Si on me l’avait dit, je ne l’aurais pas cru. Dit quoi? Que depuis un an, nos vies ressembleraient à celles de personnages de romans d’anticipation. Non sans doute pas. Que depuis un an, nous portons des masques qui cachent nos sourires, que le moindre éternuement nous rend suspect et nous ramène au rang de tueur potentiel, que les aînés sont mis sous cloche et en souffrent, qu’une embrassade est dangereuse, que nos sentiments sont sur pause.
Depuis un an, la société avance au gré des annonces du gouvernement et des chiffres de l’épidémie. De semaine en semaine, de confinement en reconfinement, de couvre-feu en couvre-feu, de mutation du virus en mutation du virus… avec l’espoir d’un «rapide» retour à la normale ou si on créait un bouton «fastforward» pour zapper tout ça. «Beam me up, Scotty!» L’espoir fait vivre, paraît-il, et avec des «si», on mettrait Paris en bouteille. Les «si» forment un chapelet depuis un an et leurs prières n’ont toujours pas été exaucées. Quant à l’espérance, elle est le seul mal de la terre à ne pas être sorti de la boîte de Pandore. Trop lente, déjà à l’époque. Avec elle à nos côtés, on attend que la situation change, on croise nos doigts desquamés – entre deux coups de gel hydroalcoolique – pour ne pas tomber malade et refiler «cette saloperie» à nos proches.
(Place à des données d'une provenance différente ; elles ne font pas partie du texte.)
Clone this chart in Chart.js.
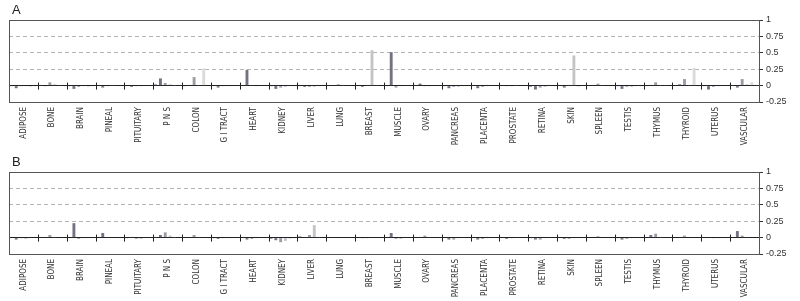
<!DOCTYPE html>
<html lang="en">
  <head>
    <meta charset="UTF-8" />
    <title>Tissue expression panels A and B</title>
    <script src="https://cdn.jsdelivr.net/npm/chart.js@4.4.1/dist/chart.umd.min.js"></script>
    <style>
      body { margin: 0; background: #fff; width: 800px; height: 301px; position: relative; overflow: hidden; }
      .panel { position: absolute; left: 0; width: 800px; }
      .tag { position: absolute; left: 12px; font: 13px "Liberation Sans", Arial, sans-serif; color: #222; }
    </style>
  </head>
  <body>
    <div class="panel" style="top:0;height:150px"><canvas id="chartA"></canvas></div>
    <div class="panel" style="top:150px;height:151px"><canvas id="chartB"></canvas></div>
    <div class="tag" style="top:2px">A</div>
    <div class="tag" style="top:154px">B</div>

    <script>
      const tissues = ['ADIPOSE', 'BONE', 'BRAIN', 'PINEAL', 'PITUITARY', 'P N S', 'COLON', 'G I TRACT',
        'HEART', 'KIDNEY', 'LIVER', 'LUNG', 'BREAST', 'MUSCLE', 'OVARY', 'PANCREAS', 'PLACENTA',
        'PROSTATE', 'RETINA', 'SKIN', 'SPLEEN', 'TESTIS', 'THYMUS', 'THYROID', 'UTERUS', 'VASCULAR'];
      const yTicks = [-0.25, 0, 0.25, 0.5, 0.75, 1];
      const yTickLabels = ['-0.25', '0', '0.25', '0.5', '0.75', '1'];

      // panel A, six series per tissue
      const a1 = [-0.01, 0.01, -0.01, 0, 0, 0.02, -0.01, 0, 0, -0.01, -0.01, 0, 0, 0, 0.01, -0.01, 0, 0, -0.02, 0, 0, -0.01, 0, 0, -0.01, 0.01];
      const a2 = [-0.04, -0.01, -0.05, -0.03, -0.02, 0.11, 0.01, -0.03, 0.24, -0.05, -0.02, 0.01, -0.02, 0.51, 0.03, -0.04, -0.04, -0.01, -0.06, -0.03, 0.01, -0.05, 0.01, 0.02, -0.06, -0.03];
      const a3 = [-0.01, 0.05, -0.02, -0.01, -0.01, 0.04, 0.13, -0.01, 0.01, -0.03, -0.02, 0.02, 0.01, -0.03, -0.01, -0.02, -0.02, -0.01, -0.03, 0.01, 0.03, -0.02, 0.05, 0.1, -0.02, 0.1];
      const a4 = [-0.01, 0.02, -0.01, 0.01, -0.01, 0.02, 0.01, -0.01, -0.01, -0.02, -0.02, 0.01, 0.54, -0.01, -0.01, -0.02, -0.01, 0.01, -0.02, 0.46, 0.01, -0.02, 0.01, 0.01, -0.01, 0.02];
      const a5 = [-0.02, 0.01, -0.02, 0, -0.01, 0.01, 0.26, -0.01, 0, -0.01, -0.01, 0, 0.01, 0, -0.01, -0.01, -0.01, 0, -0.01, -0.02, 0, -0.01, 0.01, 0.27, -0.01, 0.05];
      const a6 = [-0.01, 0, -0.01, 0, 0, 0.01, 0, 0, 0, -0.01, 0, 0, 0, 0, 0, 0, 0, 0, -0.01, 0, 0, -0.01, 0, -0.01, 0, 0.01];

      // panel B
      const b1 = [0, 0.01, 0, 0, -0.01, 0.01, 0, -0.01, 0, -0.02, 0.02, 0, 0, 0, 0, 0, 0, 0, -0.01, 0, 0, -0.01, 0, 0, 0, 0];
      const b2 = [-0.03, 0.01, 0.22, 0.07, 0.01, 0.04, 0.01, -0.02, -0.03, -0.04, 0.01, 0.01, -0.01, 0.07, 0.01, -0.03, -0.03, -0.02, -0.03, -0.02, 0, -0.03, 0.04, 0, 0, 0.1];
      const b3 = [-0.01, 0.04, -0.02, 0.01, -0.02, 0.08, 0.04, -0.01, -0.02, -0.07, 0.04, 0, -0.01, -0.02, 0.03, -0.03, -0.02, -0.01, -0.03, -0.02, 0.02, -0.02, 0.06, 0.03, -0.01, 0.03];
      const b4 = [-0.02, 0.01, -0.01, 0, -0.02, 0.03, 0.01, -0.01, -0.01, -0.05, 0.19, 0, 0, -0.02, 0.01, -0.01, -0.01, 0, -0.01, -0.01, 0, -0.01, 0.01, 0, -0.01, 0.01];
      const b5 = [-0.01, 0, -0.01, 0, -0.01, 0.01, 0, -0.01, 0, -0.02, 0.01, 0, 0, -0.01, 0, 0, -0.01, 0, 0, -0.01, 0, 0, 0, 0, 0, 0];
      const b6 = [0, 0, 0, 0, 0, 0, 0, 0, 0, -0.01, 0, 0, 0, 0, 0, 0, 0, 0, 0, 0, 0, 0, 0, 0, 0, 0];

      const colors = ['#8c8c9c', '#727382', '#9c9ca4', '#c4c4c8', '#dadada', '#b8b8c0'];

      // box round the plot area + short ticks on the zero line between tissues
      const framePlugin = {
        id: 'frame',
        afterDraw(chart) {
          const { ctx, chartArea: ca, scales } = chart;
          const x = scales.x, y = scales.y;
          const y0 = y.getPixelForValue(0);
          ctx.save();
          ctx.strokeStyle = '#222';
          ctx.lineWidth = 1;
          ctx.beginPath();
          for (let i = 1; i < tissues.length; i++) {
            const px = Math.round((x.getPixelForValue(i - 1) + x.getPixelForValue(i)) / 2) + 0.5;
            ctx.moveTo(px, y0 - 3);
            ctx.lineTo(px, y0 + 4);
          }
          ctx.stroke();
          ctx.strokeStyle = '#555';
          ctx.strokeRect(Math.round(ca.left) + 0.5, Math.round(ca.top) + 0.5,
            Math.round(ca.right - ca.left), Math.round(ca.bottom - ca.top));
          ctx.restore();
        }
      };

      function makeChart(id, series, padTop, xHeight) {
        new Chart(document.getElementById(id), {
          type: 'bar',
          data: {
            labels: tissues,
            datasets: series.map((s, i) => ({
              data: s,
              backgroundColor: colors[i],
              categoryPercentage: 1,
              barPercentage: 0.6
            }))
          },
          options: {
            responsive: true,
            maintainAspectRatio: false,
            animation: false,
            layout: { padding: { left: 9, top: padTop, right: 0, bottom: 0 } },
            plugins: { legend: { display: false }, tooltip: { enabled: false } },
            scales: {
              x: {
                grid: { display: false },
                border: { display: false },
                ticks: {
                  autoSkip: false,
                  minRotation: 90,
                  maxRotation: 90,
                  padding: -3,
                  color: '#333',
                  font: { family: '"Liberation Sans Narrow", "DejaVu Sans Condensed", Arial, sans-serif', size: 8 }
                },
                afterFit(scale) { scale.height = xHeight; }
              },
              y: {
                position: 'right',
                min: -0.25,
                max: 1,
                afterBuildTicks(scale) { scale.ticks = yTicks.map(v => ({ value: v })); },
                ticks: {
                  padding: 3,
                  color: '#333',
                  font: { family: '"Liberation Sans", Arial, sans-serif', size: 9 },
                  callback: (v) => yTickLabels[yTicks.indexOf(v)]
                },
                grid: {
                  color: (c) => {
                    const v = c.tick ? c.tick.value : null;
                    if (v === 0) return '#222';
                    if (v === 1 || v === -0.25) return 'rgba(0,0,0,0)';
                    return '#b4b4b4';
                  },
                  tickColor: '#333',
                  tickLength: 4,
                  lineWidth: 1
                },
                border: {
                  color: '#555',
                  dash: (c) => (c.tick && c.tick.value !== 0 ? [4, 3] : [])
                },
                afterFit(scale) { scale.width = 41; }
              }
            }
          },
          plugins: [framePlugin]
        });
      }

      makeChart('chartA', [a1, a2, a3, a4, a5, a6], 20, 48);
      makeChart('chartB', [b1, b2, b3, b4, b5, b6], 22, 47);
    </script>
  </body>
</html>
Depuis un an, on fait des efforts, on supporte, on s’adapte. Depuis un an, on surfe entre les rumeurs, les fausses informations, les récupérations politiques et les avis d’experts au point, parfois, d’en avoir la nausée et de ne plus savoir quel cap suivre. Depuis un an, seuls les morts voient le bout d’un tunnel. Les vivants s’accrochent, se mettent au vélo, au yoga ou à la cuisine, adoptent un animal, se posent des questions existentielles face à leur existence ou à leur patrimoine chaque jour un peu plus érodés. Depuis un an, on apprend à vivre sans ce qu’on croyait essentiel. Il y a un an, on m’aurait dit cela, non, je ne l’aurais pas cru.